Pilot Lawrence Visoski Jr. was the first witness called in the case after opening statements on Monday. He mainly described Epstein's jet-set lifestyle flying among his five homes, which included one of the largest townhouses in Manhattan, a private island in the Caribbean and a New Mexico ranch along with the Palm Beach house. Often a celebrity or politician was along for the ride in one of Epstein's three jets, which included an airline-sized Boeing 727.

Flying on a private jet allowed Epstein and his guests to circumvent the usual screening protocols, Visoski said. They could typically just drive onto the tarmac and board the plane.

"There's a lot more freedom when you fly private," he said.

Visoski, who worked for Epstein for nearly 30 years, testified that he met Maxwell in late 1991. "She managed his household staff during the time Mr. Epstein was acquiring a lot of his residences and it took a lot of managing and decorating," the pilot said.

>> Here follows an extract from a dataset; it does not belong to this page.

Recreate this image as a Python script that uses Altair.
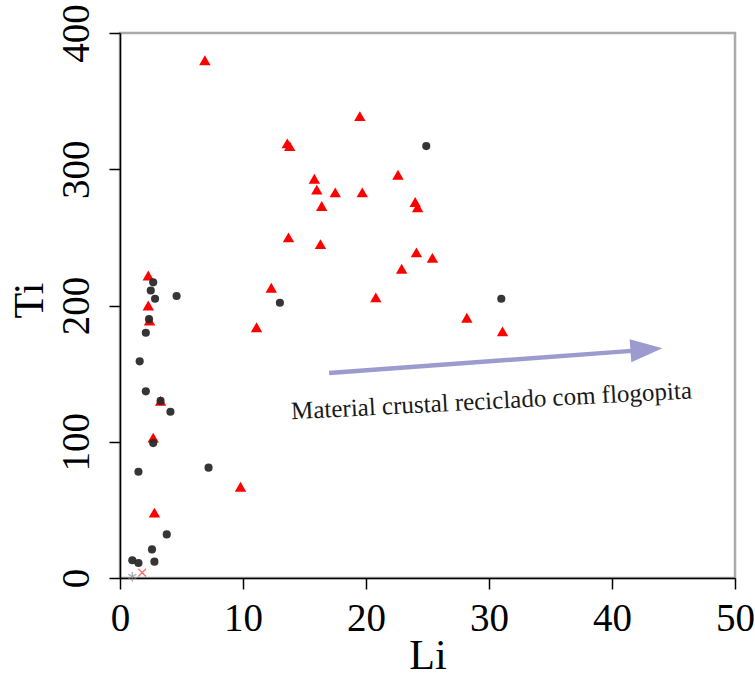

He also met Jane, though he told jurors that he thought the girl with striking blue eyes Epstein brought to the cockpit one day in Palm Beach was a "mature woman." Visoski testified he never saw an underage girl fly in one of Epstein's planes without a parent present and that Epstein gave him 40 acres from his New Mexico ranch to build his own house in 2000.

The caretaker

Epstein's Palm Beach mansion caretaker for more than a decade, Juan Alessi, testified on Thursday and Friday that Maxwell and Epstein partied with hundreds of topless women at his poolside over the years. He also took jurors through a 58-page book of rules explaining how to meet the needs "of Mr. Epstein, Ms. Maxwell and their guests."

The book, which was entered into evidence on Thursday, contains detailed checklists and responsibilities such as ensuring guest rooms were stocked with "fresh flowers," a "selection of fresh fruit" and "Jeffrey Epstein large and small notepads on" bedside tables. It even specifies the brands of toiletries to be supplied in bathrooms — Secret deodorant and Kiehl's lip balm for guests, La Mer moisturizer and Lancome Exfoliance gel for Maxwell. In the master bedroom, a gun was to be placed in a bedside drawer.

The book also demands discretion. "Remember that you see nothing, hear nothing, say nothing, except to answer a question directed to you," it reads. Alessi said he interpreted that section as "a kind of warning that I was supposed to be blind" and to "say nothing of their world."

Maintaining that veil of secrecy was especially important because Alessi was privy to many of his boss's activities. Among his tasks was helping Maxwell schedule Epstein's massages, as many three times a day by the time Alessi left the job in 2002. "It was a massage in the morning, a massage in the afternoon and a massage after the movies," Alessi said. "They were scheduled to come anytime, at 10 o'clock, 11 o'clock at night."

And while the door was closed during these "massages," Alessi said he would go in afterward to "clean up" not just towels towels but also sex toys, costumes and porn. Jane testified earlier that Maxwell showed her the type of sexualized massage Epstein enjoyed, and the green-baize-topped table on which those massages took place was introduced into evidence on Friday afternoon.